Mais la page Facebook antisyndicale n’avait que 15 « i like » cette semaine alors que les groupes d’opposition précédents comptaient des centaines de partisans ouverts. « Tennesseans for Economic Freedom », un groupe de patrons, a diffusé des publicités sur Facebook avec le message : "UAW dépenserait nos cotisations pour la politique.
« Ils n’ont toujours pas réalisé que nous prenions la décision pour nous-mêmes », déclare Victor Vaughn, membre du comité organisateur. « C’est nous qui conduisons ce navire. ». Le député Chuck Fleischmann a reçu le message. Même s’il s’est opposé à la dernière campagne, cette fois Fleischmann a refusé d’intervenir. « C’est un sujet que je vais laisser aux travailleurs décider », a-t-il déclaré au HuffPost.
Dans l’ensemble, la campagne du Parti Républicain contre la vague d’organisation actuelle des UAW n’a pas été aussi vicieuse ou coordonnée que dans les campagnes précédentes. Ce n’est qu’après que le syndicat ait déposé sa candidature pour des élections en Alabama et au Tennessee que les gouverneurs de la Géorgie, du Mississippi, de la Caroline du Sud, du Tennessee et du Texas ont publié une déclaration commune s’opposant au syndicat.
Ils ont écrit qu’ils voyaient « les retombées de la grève des Trois de Detroit, avec ces constructeurs qui repensent leurs investissements et réduisent les emplois. Mettre les entreprises de nos États dans cette position est la dernière chose que nous voulons faire. »
Les menaces sont implicites.
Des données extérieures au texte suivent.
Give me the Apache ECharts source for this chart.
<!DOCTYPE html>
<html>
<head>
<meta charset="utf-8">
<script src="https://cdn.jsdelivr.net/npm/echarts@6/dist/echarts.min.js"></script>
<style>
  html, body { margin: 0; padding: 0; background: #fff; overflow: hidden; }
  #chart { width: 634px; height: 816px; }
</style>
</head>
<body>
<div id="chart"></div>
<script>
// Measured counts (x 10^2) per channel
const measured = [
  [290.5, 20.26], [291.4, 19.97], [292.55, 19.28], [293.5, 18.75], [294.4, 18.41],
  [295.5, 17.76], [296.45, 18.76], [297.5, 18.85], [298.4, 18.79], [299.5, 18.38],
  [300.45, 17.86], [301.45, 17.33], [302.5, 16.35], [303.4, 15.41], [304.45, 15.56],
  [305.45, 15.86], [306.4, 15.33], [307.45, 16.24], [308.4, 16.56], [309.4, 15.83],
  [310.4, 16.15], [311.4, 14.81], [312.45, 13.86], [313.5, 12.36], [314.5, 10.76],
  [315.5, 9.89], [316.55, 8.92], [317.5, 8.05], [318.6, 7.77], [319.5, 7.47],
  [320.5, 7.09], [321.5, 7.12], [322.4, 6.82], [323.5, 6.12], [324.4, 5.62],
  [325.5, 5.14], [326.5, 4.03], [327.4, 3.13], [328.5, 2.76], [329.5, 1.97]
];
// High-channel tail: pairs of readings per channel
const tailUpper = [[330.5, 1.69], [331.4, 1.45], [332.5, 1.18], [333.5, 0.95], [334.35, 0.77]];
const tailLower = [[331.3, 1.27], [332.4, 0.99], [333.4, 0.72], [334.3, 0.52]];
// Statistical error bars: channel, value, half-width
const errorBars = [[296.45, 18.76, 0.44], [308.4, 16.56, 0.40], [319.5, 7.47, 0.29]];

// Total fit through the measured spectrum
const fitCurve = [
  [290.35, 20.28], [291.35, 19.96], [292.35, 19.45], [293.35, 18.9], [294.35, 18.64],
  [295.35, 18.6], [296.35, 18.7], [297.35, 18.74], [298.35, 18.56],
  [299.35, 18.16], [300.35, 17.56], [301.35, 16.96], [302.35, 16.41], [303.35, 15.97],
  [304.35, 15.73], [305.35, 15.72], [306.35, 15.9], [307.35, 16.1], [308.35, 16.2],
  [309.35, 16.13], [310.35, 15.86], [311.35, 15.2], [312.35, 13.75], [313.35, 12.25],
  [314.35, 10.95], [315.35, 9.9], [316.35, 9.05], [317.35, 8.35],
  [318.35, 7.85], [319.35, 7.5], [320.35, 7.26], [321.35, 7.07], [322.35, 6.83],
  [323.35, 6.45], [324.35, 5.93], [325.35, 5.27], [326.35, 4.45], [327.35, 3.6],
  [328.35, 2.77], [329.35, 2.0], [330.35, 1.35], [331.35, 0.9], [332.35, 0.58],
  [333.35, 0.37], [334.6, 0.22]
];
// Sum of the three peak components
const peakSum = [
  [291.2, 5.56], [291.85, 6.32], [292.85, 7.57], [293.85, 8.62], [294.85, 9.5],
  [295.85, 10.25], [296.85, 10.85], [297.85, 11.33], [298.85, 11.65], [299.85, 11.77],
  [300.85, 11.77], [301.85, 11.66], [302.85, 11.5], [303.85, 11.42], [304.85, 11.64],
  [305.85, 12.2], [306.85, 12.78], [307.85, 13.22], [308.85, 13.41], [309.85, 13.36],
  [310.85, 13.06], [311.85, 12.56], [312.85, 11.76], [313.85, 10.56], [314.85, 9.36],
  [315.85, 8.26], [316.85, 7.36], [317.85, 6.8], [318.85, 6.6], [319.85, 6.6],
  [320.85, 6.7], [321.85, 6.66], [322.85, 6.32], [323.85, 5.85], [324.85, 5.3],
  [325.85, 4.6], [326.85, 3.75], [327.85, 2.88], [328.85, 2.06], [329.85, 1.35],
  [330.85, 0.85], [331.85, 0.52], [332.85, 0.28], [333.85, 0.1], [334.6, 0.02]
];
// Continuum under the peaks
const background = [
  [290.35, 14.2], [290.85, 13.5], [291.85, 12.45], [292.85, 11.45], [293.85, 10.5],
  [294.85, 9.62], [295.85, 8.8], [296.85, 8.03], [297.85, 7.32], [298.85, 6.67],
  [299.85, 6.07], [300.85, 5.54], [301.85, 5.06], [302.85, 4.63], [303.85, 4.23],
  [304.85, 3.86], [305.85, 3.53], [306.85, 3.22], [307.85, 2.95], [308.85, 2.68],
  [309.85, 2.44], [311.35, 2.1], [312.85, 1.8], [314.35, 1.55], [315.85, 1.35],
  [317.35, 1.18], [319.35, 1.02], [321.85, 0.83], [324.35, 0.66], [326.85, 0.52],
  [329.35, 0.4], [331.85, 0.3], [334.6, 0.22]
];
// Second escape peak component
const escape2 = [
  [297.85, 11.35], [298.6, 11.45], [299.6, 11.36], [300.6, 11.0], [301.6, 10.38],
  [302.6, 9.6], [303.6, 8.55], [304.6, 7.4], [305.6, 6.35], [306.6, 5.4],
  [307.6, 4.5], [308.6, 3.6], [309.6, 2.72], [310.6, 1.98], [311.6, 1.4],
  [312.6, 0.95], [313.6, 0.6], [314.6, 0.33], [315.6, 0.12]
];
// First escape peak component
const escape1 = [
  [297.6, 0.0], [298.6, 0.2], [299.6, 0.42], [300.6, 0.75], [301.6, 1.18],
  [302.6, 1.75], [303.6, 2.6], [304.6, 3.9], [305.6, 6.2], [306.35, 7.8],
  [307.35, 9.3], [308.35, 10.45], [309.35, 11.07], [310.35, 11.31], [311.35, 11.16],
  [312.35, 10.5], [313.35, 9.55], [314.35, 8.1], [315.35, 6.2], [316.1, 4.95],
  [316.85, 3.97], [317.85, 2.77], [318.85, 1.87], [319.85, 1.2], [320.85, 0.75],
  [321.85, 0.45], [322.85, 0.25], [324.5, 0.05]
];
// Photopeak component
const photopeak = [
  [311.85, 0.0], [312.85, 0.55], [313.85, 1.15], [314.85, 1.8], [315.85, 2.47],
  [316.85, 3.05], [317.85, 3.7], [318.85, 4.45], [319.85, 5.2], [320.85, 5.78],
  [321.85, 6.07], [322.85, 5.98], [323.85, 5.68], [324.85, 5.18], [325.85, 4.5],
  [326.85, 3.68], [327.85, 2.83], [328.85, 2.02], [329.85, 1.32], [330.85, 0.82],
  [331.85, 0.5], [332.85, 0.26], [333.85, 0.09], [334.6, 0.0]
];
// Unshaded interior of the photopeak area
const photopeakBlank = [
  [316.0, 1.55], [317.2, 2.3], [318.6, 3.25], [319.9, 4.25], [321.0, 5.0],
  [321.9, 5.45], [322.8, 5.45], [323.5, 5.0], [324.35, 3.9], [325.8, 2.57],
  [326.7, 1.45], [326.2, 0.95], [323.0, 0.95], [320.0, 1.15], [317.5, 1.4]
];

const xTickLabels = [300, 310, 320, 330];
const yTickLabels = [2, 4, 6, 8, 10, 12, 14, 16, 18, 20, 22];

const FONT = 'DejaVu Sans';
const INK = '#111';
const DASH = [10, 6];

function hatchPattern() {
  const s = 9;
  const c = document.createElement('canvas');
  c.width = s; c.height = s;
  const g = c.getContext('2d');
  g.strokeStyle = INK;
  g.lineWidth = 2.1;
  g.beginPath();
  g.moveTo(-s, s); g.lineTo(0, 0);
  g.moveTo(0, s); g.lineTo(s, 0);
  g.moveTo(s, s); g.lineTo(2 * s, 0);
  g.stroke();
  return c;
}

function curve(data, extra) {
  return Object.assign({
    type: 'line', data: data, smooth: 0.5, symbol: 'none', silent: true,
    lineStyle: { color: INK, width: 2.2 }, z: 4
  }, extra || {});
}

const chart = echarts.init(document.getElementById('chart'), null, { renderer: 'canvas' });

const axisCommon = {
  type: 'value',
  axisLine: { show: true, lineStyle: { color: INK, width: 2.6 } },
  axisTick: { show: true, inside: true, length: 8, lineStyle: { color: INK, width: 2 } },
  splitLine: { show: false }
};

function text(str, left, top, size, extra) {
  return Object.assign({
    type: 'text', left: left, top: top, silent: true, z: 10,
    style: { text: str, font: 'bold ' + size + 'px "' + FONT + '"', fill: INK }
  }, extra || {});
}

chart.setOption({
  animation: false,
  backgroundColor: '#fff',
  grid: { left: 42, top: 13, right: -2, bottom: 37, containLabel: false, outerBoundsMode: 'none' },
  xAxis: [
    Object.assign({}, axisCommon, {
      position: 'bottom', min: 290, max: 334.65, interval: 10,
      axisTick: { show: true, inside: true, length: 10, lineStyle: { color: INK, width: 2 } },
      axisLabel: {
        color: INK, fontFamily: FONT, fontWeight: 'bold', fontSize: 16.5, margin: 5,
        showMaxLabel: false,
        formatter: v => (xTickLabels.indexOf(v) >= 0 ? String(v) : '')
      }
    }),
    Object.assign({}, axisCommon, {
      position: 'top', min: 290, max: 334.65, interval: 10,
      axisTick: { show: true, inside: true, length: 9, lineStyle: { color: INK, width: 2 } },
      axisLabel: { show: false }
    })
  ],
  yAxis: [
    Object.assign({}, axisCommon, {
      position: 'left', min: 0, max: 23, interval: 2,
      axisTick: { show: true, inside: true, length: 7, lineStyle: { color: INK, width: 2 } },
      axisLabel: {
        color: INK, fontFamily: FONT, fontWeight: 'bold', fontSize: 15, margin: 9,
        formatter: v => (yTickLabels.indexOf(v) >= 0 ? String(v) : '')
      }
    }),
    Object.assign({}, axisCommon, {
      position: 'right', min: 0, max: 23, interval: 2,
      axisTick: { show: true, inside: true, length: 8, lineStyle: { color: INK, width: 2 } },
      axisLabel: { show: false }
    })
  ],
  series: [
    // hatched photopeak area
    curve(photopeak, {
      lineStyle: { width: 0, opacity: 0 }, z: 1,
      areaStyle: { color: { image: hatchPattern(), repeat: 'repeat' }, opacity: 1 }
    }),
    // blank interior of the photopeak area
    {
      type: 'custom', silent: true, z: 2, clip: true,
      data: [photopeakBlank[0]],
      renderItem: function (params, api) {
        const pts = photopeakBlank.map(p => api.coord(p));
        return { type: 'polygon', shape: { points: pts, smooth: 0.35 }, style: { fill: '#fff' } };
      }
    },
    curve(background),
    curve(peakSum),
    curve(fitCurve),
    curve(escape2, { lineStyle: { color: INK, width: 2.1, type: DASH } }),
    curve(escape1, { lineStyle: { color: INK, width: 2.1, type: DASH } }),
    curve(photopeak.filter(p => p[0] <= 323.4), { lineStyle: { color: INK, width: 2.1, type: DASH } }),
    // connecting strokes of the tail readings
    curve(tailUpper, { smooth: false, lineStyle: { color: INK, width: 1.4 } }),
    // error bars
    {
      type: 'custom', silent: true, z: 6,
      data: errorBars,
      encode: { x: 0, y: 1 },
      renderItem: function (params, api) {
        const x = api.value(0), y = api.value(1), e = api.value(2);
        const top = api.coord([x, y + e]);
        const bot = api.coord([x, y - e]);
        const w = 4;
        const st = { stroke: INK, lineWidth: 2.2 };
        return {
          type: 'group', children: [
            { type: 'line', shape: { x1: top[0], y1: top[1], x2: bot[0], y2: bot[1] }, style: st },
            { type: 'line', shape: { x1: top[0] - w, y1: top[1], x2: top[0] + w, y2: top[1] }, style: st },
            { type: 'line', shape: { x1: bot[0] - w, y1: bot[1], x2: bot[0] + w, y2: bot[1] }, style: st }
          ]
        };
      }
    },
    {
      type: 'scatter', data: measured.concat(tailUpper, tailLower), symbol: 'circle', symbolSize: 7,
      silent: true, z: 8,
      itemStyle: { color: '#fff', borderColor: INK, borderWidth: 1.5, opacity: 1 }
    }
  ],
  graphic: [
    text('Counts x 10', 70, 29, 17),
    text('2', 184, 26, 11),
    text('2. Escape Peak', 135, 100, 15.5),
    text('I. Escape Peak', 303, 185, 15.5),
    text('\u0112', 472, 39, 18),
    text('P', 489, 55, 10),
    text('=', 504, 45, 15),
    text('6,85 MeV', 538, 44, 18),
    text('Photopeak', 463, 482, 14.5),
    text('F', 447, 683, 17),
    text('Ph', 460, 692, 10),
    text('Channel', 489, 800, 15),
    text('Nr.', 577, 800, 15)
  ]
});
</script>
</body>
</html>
Mais comparez cela à 2014, lorsque le sénateur du Tennessee Bob Corker a déclaré que l’usine de VW obtiendrait une nouvelle ligne de production de SUV si les travailleurs rejetaient l’UAW, et que les politiciens de l’État menaçaient de supprimer des incitations fiscales si les travailleurs votaient l’UAW.

Une porte d’entrée vers le Sud

L’historien du travail Nelson Lichtenstein a comparé la victoire de ce soir à la victoire de l’armée de l’Union à Chattanooga en 1863, pendant la guerre civile de sécession américaine, lorsque le président Abraham Lincoln l’avait déclarée « la porte d’entrée vers le Sud ».Cette victoire à Chattanooga, « a ouvert la porte à la prise d’Atlanta, du reste de la Géorgie et des Carolines.
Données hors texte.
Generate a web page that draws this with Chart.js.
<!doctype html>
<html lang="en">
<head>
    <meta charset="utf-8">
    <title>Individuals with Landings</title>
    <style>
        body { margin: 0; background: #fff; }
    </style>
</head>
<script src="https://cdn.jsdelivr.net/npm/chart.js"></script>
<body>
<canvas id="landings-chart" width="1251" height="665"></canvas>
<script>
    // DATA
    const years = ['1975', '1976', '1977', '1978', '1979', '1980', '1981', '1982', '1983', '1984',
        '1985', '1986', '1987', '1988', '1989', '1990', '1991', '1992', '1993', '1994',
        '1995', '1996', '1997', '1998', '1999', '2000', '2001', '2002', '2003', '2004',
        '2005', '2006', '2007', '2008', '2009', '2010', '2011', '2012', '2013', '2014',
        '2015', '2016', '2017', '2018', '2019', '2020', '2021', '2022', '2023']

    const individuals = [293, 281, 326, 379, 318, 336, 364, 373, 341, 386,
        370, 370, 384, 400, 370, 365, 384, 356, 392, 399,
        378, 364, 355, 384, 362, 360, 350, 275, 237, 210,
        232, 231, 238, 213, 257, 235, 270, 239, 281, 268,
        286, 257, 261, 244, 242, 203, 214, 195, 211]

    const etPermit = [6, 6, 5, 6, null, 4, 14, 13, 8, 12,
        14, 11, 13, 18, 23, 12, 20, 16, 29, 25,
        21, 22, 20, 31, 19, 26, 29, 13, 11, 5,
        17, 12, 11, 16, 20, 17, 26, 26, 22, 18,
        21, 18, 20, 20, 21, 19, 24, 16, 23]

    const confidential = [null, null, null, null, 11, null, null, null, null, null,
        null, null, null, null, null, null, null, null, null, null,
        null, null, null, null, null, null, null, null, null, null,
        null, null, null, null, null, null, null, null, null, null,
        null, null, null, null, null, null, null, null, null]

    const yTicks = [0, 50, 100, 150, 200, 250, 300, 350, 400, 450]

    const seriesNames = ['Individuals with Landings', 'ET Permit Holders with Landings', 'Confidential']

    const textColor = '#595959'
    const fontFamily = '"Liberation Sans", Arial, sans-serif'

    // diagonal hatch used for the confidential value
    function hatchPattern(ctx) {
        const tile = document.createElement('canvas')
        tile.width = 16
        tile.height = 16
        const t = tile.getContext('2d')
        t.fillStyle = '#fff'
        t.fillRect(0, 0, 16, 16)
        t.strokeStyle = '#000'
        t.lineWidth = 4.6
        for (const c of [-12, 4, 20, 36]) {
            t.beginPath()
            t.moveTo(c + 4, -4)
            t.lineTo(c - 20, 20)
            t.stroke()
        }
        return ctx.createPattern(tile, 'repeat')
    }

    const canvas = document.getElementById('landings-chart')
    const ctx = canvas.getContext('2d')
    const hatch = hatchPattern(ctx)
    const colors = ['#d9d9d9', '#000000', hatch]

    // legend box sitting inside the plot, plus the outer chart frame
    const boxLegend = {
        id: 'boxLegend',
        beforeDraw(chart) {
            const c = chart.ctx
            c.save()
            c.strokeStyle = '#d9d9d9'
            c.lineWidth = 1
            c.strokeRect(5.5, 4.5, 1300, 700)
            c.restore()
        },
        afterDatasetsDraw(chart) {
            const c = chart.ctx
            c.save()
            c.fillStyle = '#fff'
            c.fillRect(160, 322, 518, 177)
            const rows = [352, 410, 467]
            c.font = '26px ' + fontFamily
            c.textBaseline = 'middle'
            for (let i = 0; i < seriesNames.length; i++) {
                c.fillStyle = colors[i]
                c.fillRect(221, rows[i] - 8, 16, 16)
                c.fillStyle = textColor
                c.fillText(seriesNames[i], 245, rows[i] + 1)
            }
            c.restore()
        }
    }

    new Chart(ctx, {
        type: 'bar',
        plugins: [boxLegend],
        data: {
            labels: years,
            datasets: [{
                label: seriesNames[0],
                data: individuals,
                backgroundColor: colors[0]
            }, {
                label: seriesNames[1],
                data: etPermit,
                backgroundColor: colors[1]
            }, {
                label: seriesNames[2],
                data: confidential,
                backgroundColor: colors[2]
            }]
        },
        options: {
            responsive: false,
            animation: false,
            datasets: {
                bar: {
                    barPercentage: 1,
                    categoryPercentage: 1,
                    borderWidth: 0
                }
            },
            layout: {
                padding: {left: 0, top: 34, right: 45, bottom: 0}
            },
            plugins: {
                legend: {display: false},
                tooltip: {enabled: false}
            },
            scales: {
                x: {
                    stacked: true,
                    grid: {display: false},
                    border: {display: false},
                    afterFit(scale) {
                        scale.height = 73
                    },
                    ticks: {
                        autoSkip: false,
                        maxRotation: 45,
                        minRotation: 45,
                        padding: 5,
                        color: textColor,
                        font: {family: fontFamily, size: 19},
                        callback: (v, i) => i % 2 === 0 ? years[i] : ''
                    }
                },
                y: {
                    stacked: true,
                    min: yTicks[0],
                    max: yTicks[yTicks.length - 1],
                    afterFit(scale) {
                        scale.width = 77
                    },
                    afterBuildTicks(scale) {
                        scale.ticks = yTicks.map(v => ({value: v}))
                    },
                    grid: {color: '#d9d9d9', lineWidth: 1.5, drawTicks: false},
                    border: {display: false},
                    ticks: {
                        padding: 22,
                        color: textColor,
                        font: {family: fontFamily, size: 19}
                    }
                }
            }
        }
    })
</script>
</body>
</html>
« Avec la victoire de l’UAW chez Volkswagen, une autre porte d’entrée vers le Sud a été ouverte ».
Les normes de rémunération et d’avantages sociaux des millions de travailleurs de l’automobile aux États-Unis ne seront plus fixées par la partie non syndiquée de l’industrie. Une UAW militante et de plus en plus puissante établira la norme. »
Costello voit aussi de nouveaux horizons s’ouvrir. « Si les travailleurs peuvent s’unir dans ce pays, je pense que nous pouvons bouger beaucoup », a-t-il dit. "Nous pourrions même apporter des changements qui vont au-delà du lieu de travail."